De laatste tijd gaan we wel meer op een andere manier naar groen en bomen kijken. Vroeger moest het name mooi zijn. Veel bloesemboompjes, mooi bloeiende heestervakken, vaste planten en rozen. Tegenwoordig kijken we meer naar de ecosysteemdiensten die groen kan bieden. Hierbij moet je denken CO2-opslag, 02-productie, afvang van fijnstof en het zorgen voor verkoeling in het steeds warmer wordende stadsklimaat. Ook participatie en communicatie met burgers is steeds belangrijker geworden. Regelmatig houden we bewonersavonden om bepaalde plannen te kunnen laten zien.
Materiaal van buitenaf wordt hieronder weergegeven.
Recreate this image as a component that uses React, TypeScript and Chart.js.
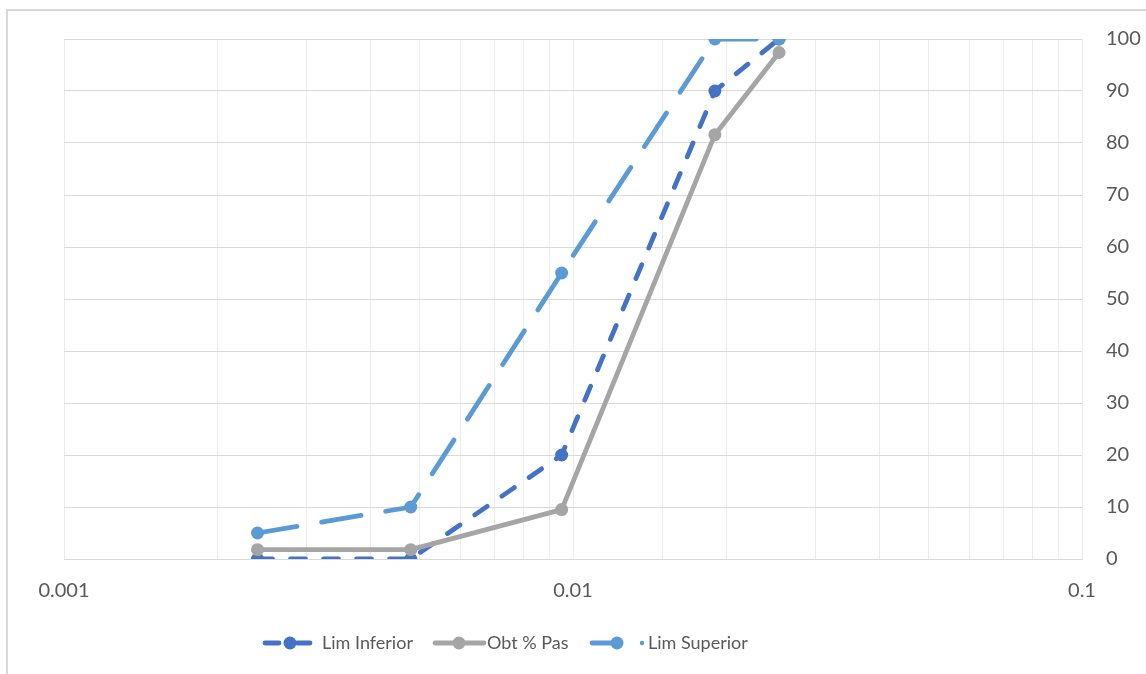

En bewoners te laten meedenken en meepraten. Andere veranderingen zijn de digitale ontwikkelingen. Tegenwoordig kunnen we via de computer volgen hoe ver onze bomenaannemer en de aannemer van het maai- en slootbestek met hun werk zijn. Zo worden de maaimachines straks van GPS trackers voorzien en werkt onze bomenaannemer met een kaartviewer waarop we de vordering van het werk kunnen volgen.
De NDV heeft al eens een bezoek gebracht en we hadden een ETM groep (European Tree Managers) op bezoek waarmee we een fietstocht zijn gaan maken om ervaringen uit te wisselen. Het leuke van mijn werk is dat het voelt alsof je een grote tuin beheert. Soms kom ik als ik door de gemeente fiets nog wel eens bomen tegen waarvan ik denk: oh ja, deze heb ik hier 20 jaar geleden een keer geplant. In mijn werk heb ik grote invloed op de manier waarop de groene openbare ruimte wordt ingevuld. Dat geeft veel voldoening.